I’ll never forget about 5 years ago this model I had such a girl crush on her. She was absolutely beautiful and not just pretty but a natural beauty, she always had the cutest clothes, hair and make-up always looked amazing, she drove a BMV, always had a new designer bag, was on the covers of multiple magazines, and would date the hot Motocross guys. I always remember thinking, “I wonder if I had chosen a different path in my life such as not having my daughter at 23 years old how different my life could have been”? I followed this girl’s life on Facebook for a couple years; constantly envious of how her life was turning out and at the time I was a single mom of a 3 year old living at home with my parents so definitely not the ideal life I had wanted for myself. And then I just remember all of a sudden one day she just like fell off the face of the earth, no more Facebook posts, she was gone. I just assumed she had quit modeling and whatever moved on with my life. A couple years later I came across a blog post from her which was totally random on my Facebook feed and was totally blown away.
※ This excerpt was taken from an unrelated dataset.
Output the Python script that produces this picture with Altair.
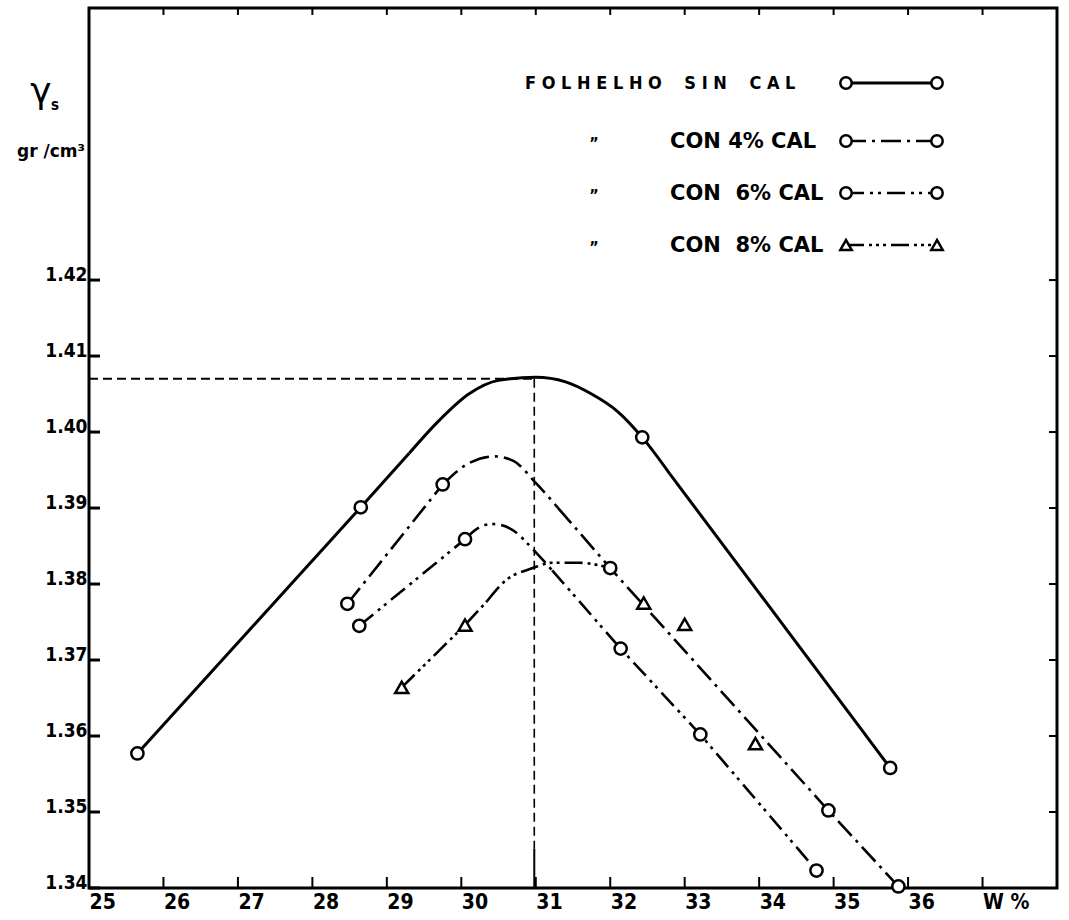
import altair as alt
import pandas as pd

# ---------------- axis values ----------------
W_TICKS = [25, 26, 27, 28, 29, 30, 31, 32, 33, 34, 35, 36, 37]
W_LABELS = ["25", "26", "27", "28", "29", "30", "31", "32", "33", "34", "35", "36", "W %"]
G_TICKS = [1.34, 1.35, 1.36, 1.37, 1.38, 1.39, 1.40, 1.41, 1.42]
W_DOMAIN = [25, 38]
G_DOMAIN = [1.34, 1.4558]

# ---------------- measured points (markers) ----------------
SIN_W = [25.65, 28.65, 32.43, 35.76]
SIN_G = [1.3577, 1.3901, 1.3993, 1.3558]
C4_W = [28.47, 29.75, 32.00, 34.93, 35.87]
C4_G = [1.3774, 1.3931, 1.3821, 1.3502, 1.3402]
C6_W = [28.63, 30.05, 32.14, 33.21, 34.77]
C6_G = [1.3745, 1.3859, 1.3715, 1.3602, 1.3423]
C8_W = [29.20, 30.05, 32.45, 33.00, 33.95]
C8_G = [1.3664, 1.3746, 1.3775, 1.3747, 1.3590]

# ---------------- hand-drawn curves ----------------
SIN_CW = [25.65, 28.65, 29.3, 29.7, 30.1, 30.5, 31.0, 31.4, 31.75, 32.1, 32.43, 32.8, 35.76]
SIN_CG = [1.3577, 1.3901, 1.3972, 1.4015, 1.4050, 1.4068, 1.4072, 1.4066, 1.4050, 1.4027, 1.3993,
          1.3945, 1.3558]
C4_CW = [28.47, 29.75, 30.05, 30.45, 30.70, 31.00, 31.30, 32.00, 34.93, 35.87]
C4_CG = [1.3774, 1.3931, 1.3956, 1.3968, 1.3962, 1.3933, 1.3900, 1.3821, 1.3502, 1.3402]
C6_CW = [28.63, 30.05, 30.20, 30.42, 30.69, 30.96, 31.22, 32.14, 33.21, 34.77]
C6_CG = [1.3745, 1.3859, 1.3872, 1.3879, 1.3871, 1.3846, 1.3818, 1.3715, 1.3602, 1.3423]
C8_CW = [29.20, 30.05, 30.35, 30.60, 30.96, 31.22, 31.58, 32.00]
C8_CG = [1.3664, 1.3746, 1.3778, 1.3805, 1.3821, 1.3828, 1.3828, 1.3821]
# index range of the rounded (hand-curved) part of each curve; the rest is ruled straight
ARCS = [(2, 11), (1, 6), (1, 6), (2, 7)]

# optimum reference lines
REF_W = [25.0, 30.98]
REF_G = [1.407, 1.3452, 1.34]

SERIES = ["FOLHELHO SIN CAL", "CON 4% CAL", "CON  6% CAL", "CON  8% CAL"]
DITTO = ["", "\u201d", "\u201d", "\u201d"]

# ---------------- layout / style ----------------
PW, PH = 968, 880
FONT = "DejaVu Sans Condensed, Liberation Sans Narrow, DejaVu Sans, sans-serif"
WFONT = "DejaVu Sans, Liberation Sans, sans-serif"
INK = "#000000"
XS = alt.Scale(domain=W_DOMAIN, nice=False, zero=False)
YS = alt.Scale(domain=G_DOMAIN, nice=False, zero=False)

label_expr = "datum.label"
for v, l in zip(W_TICKS, W_LABELS):
    if l != str(v):
        label_expr = f"datum.value == {v} ? '{l}' : " + label_expr

X_AX = alt.Axis(values=W_TICKS, labelExpr=label_expr, ticks=False, tickSize=0, domain=False,
                grid=False, labelFont=FONT, labelFontSize=21, labelFontWeight="bold",
                labelColor=INK, labelAlign="left", labelPadding=3, labelFlush=False)
Y_AX = alt.Axis(values=G_TICKS, format=".2f", ticks=False, tickSize=0, domain=False,
                grid=False, labelFont=FONT, labelFontSize=19, labelFontWeight="bold",
                labelColor=INK, labelAlign="right", labelBaseline="alphabetic",
                labelPadding=2, labelFlush=False)


def X(f):
    return alt.X(f"{f}:Q", scale=XS, axis=X_AX, title=None)


def Y(f):
    return alt.Y(f"{f}:Q", scale=YS, axis=Y_AX, title=None)


layers = []

# tick marks (inward)
wt = pd.DataFrame({"w": W_TICKS})
gt = pd.DataFrame({"g": G_TICKS})
layers.append(alt.Chart(wt).mark_rule(color=INK, strokeWidth=2).encode(
    x=X("w"), y=alt.value(PH), y2=alt.value(PH - 11)))
layers.append(alt.Chart(wt).mark_rule(color=INK, strokeWidth=2).encode(
    x=X("w"), y=alt.value(0), y2=alt.value(7)))
layers.append(alt.Chart(gt).mark_rule(color=INK, strokeWidth=3).encode(
    y=Y("g"), x=alt.value(0), x2=alt.value(11)))
layers.append(alt.Chart(gt).mark_rule(color=INK, strokeWidth=2).encode(
    y=Y("g"), x=alt.value(PW), x2=alt.value(PW - 8)))

# reference lines
ref_h = pd.DataFrame({"w1": [REF_W[0]], "w2": [REF_W[1]], "g": [REF_G[0]]})
layers.append(alt.Chart(ref_h).mark_rule(color=INK, strokeWidth=2, strokeDash=[9, 5]).encode(
    x=X("w1"), x2="w2:Q", y=Y("g")))
ref_v = pd.DataFrame({"w": [REF_W[1]], "g1": [REF_G[0]], "g2": [REF_G[1]]})
layers.append(alt.Chart(ref_v).mark_rule(color=INK, strokeWidth=1.6, strokeDash=[9, 5]).encode(
    x=X("w"), y=Y("g1"), y2="g2:Q"))
ref_s = pd.DataFrame({"w": [REF_W[1]], "g1": [REF_G[1]], "g2": [REF_G[2]]})
layers.append(alt.Chart(ref_s).mark_rule(color=INK, strokeWidth=2).encode(
    x=X("w"), y=Y("g1"), y2="g2:Q"))

DASHES = [None, [20, 6, 3, 6], [18, 6, 3, 5, 3, 6], [18, 5, 3, 4, 3, 4, 3, 5]]
WIDTHS = [3, 2.6, 2.6, 2.6]
SHAPES = ["circle", "circle", "circle", "triangle-up"]
CURVES = [(SIN_CW, SIN_CG), (C4_CW, C4_CG), (C6_CW, C6_CG), (C8_CW, C8_CG)]
POINTS = [(SIN_W, SIN_G), (C4_W, C4_G), (C6_W, C6_G), (C8_W, C8_G)]


def line_kw(i):
    kw = dict(color=INK, strokeWidth=WIDTHS[i])
    if DASHES[i]:
        kw["strokeDash"] = DASHES[i]
    return kw


for i, (cw, cg) in enumerate(CURVES):
    a, b = ARCS[i]
    pieces = [(0, a, "linear"), (a, b, "monotone"), (b, len(cw) - 1, "linear")]
    for s, e, interp in pieces:
        if e <= s:
            continue
        df = pd.DataFrame({"w": cw[s:e + 1], "g": cg[s:e + 1], "i": list(range(e - s + 1))})
        layers.append(alt.Chart(df).mark_line(interpolate=interp, **line_kw(i)).encode(
            x=X("w"), y=Y("g"), order="i:Q"))

for i, (pw, pg) in enumerate(POINTS):
    df = pd.DataFrame({"w": pw, "g": pg})
    size = 150 if SHAPES[i] == "circle" else 170
    layers.append(alt.Chart(df).mark_point(shape=SHAPES[i], filled=True, color="white",
                                           stroke=INK, strokeWidth=2.5, size=size,
                                           opacity=1).encode(x=X("w"), y=Y("g")))

# ---------------- hand-made legend ----------------
LEG_Y = [75, 133, 185, 237]
SAMPLE_X = [757, 848]
NB = "\u00a0"
for i, name in enumerate(SERIES):
    if i == 0:
        txt = (NB * 4).join(NB.join(word) for word in name.split(" "))
        tx, fs, fnt = 436, 18, FONT
    else:
        txt = name.replace(" ", NB)
        tx, fs, fnt = 581, 21, WFONT
    layers.append(alt.Chart(pd.DataFrame({"t": [txt]})).mark_text(
        align="left", baseline="middle", font=fnt, fontSize=fs, fontWeight="bold",
        color=INK).encode(x=alt.value(tx), y=alt.value(LEG_Y[i] + 1), text="t:N"))
    if DITTO[i]:
        layers.append(alt.Chart(pd.DataFrame({"t": [DITTO[i]]})).mark_text(
            align="center", baseline="middle", font=FONT, fontSize=16, fontWeight="bold",
            color=INK).encode(x=alt.value(505), y=alt.value(LEG_Y[i] + 3), text="t:N"))
    layers.append(alt.Chart(pd.DataFrame({"t": [name]})).mark_rule(**line_kw(i)).encode(
        x=alt.value(SAMPLE_X[0]), x2=alt.value(SAMPLE_X[1]), y=alt.value(LEG_Y[i])))
    for sx in SAMPLE_X:
        layers.append(alt.Chart(pd.DataFrame({"t": [name]})).mark_point(
            shape=SHAPES[i], filled=True, color="white", stroke=INK, strokeWidth=2.5,
            size=130, opacity=1).encode(x=alt.value(sx), y=alt.value(LEG_Y[i])))

# ---------------- y title ----------------
layers.append(alt.Chart(pd.DataFrame({"t": ["\u03b3"]})).mark_text(
    align="center", baseline="middle", font="DejaVu Sans", fontSize=36, color=INK).encode(
    x=alt.value(-48), y=alt.value(84), text="t:N"))
layers.append(alt.Chart(pd.DataFrame({"t": ["s"]})).mark_text(
    align="left", baseline="middle", font=FONT, fontSize=15, fontWeight="bold", color=INK).encode(
    x=alt.value(-38), y=alt.value(97), text="t:N"))
layers.append(alt.Chart(pd.DataFrame({"t": ["gr /cm\u00b3"]})).mark_text(
    align="right", baseline="middle", font=WFONT, fontSize=17, fontWeight="bold", color=INK).encode(
    x=alt.value(-4), y=alt.value(144), text="t:N"))

chart = alt.layer(*layers).properties(
    width=PW, height=PH,
    autosize=alt.AutoSizeParams(type="none"),
    padding={"left": 89, "top": 8, "right": 12, "bottom": 32},
    background="white",
).configure_view(stroke=INK, strokeWidth=3)

chart.save("out.html", embed_options={"renderer": "svg", "actions": False})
”On the inside I was dying and broken. I weighed 95 pounds and was physically dying of an eating disorder that took over every moment of my life. I no longer had my own identity, but I had to conform to what the world wanted me to be and look like. I had no real friends, just people who wanted to use me to get ahead in their own life. I myself only wanted to use people for my own success, trying to date as many famous men as I could to get higher in my own social status and reputation. I used people and they used me. I was abused for years, raped, wounded, but it didn’t matter. My heart was broken many times, and so I broke hearts to get over the pain. I was in thousands of dollars of debt in order to uphold this “image” that no one can ever really attain to. So I stole, lied, gave my body for modeling opportunities, compromised my own morals, and cheated people in order to continue to survive. I had abandoned my family because they saw the destruction this life was causing me and I wasn’t going to listen to them. I was a secret alcoholic drinking and crying myself to sleep every night because of the hurt and pain deep within my heart that I could never express. I had thousands of “fans”, guys that thought I was the hottest thing on the earth and girls that looked up to me and I was their “idol”. That’s what I had wanted my whole life, to be known, famous, successful, having people look up to me, though I knew deep in my heart that this was never the life I would wish on anyone else. But to me, it was all I had, it was what I thought made me worthy, valuable.” A Betrothed Bride
I feel like as soon as I saw that post it hit me you really never know what is going on behind closed doors! Here I am envious of this girl when in all reality she’s an alcoholic, been raped and abused for years, has no family or friends, in huge debt and all for what? To uphold an image? Is that what life is really about? Here I am wishing I had her life when in all reality she would probably be wishing she could have my “normal life”. Ya my life may not be the glamourous but you know what…it’s full of love, family, and friends and that’s truly the most important aspect of life! Nothing else matters! Not that fancy car you drive, not that designer purse you carry, not that mansion you love in. Without honesty, respect, family, friends, and love you have nothing!! I would say in the last couple months I have grown so much. After my miscarriage and then losing my Granny, I realized I would give up all the money in the world and all these stupid materialistic things in order to have my loved ones back, in order to give birth to that beautiful baby I never had the pleasure of meeting. None of that “stuff” matters to me! What matters to me most is the health and well-being of my family. With that I have decided no more being envious of others on the internet. No more scrolling through my newsfeed looking at mindless pictures of girls showing off their new purses, cars, whatever it may be…it brings nothing to my life. All it does is make me second guess my life and decisions and feel bad about myself. Why watch or look at something that makes you feel this way? Why bring negativity into your life? From now on I want nothing but positivity and inspiration! With that I have and am still in the process of deleting numerous accounts on my Instagram, I don’t need to look at these accounts anymore, they do nothing for me. And I will have to say in the past couple days of weeding out the “bad” accounts I am happy after looking through my Instagram, I love my feed now how it’s filled with home décor inspiration and other fitness moms like myself who are full of encouragement, they don’t bring me down, they lift me up! I hope that you take a step back in your life and think of what’s bringing happiness in your life and what’s bringing you negativity. It’s time to weed out the bad and make room for the good!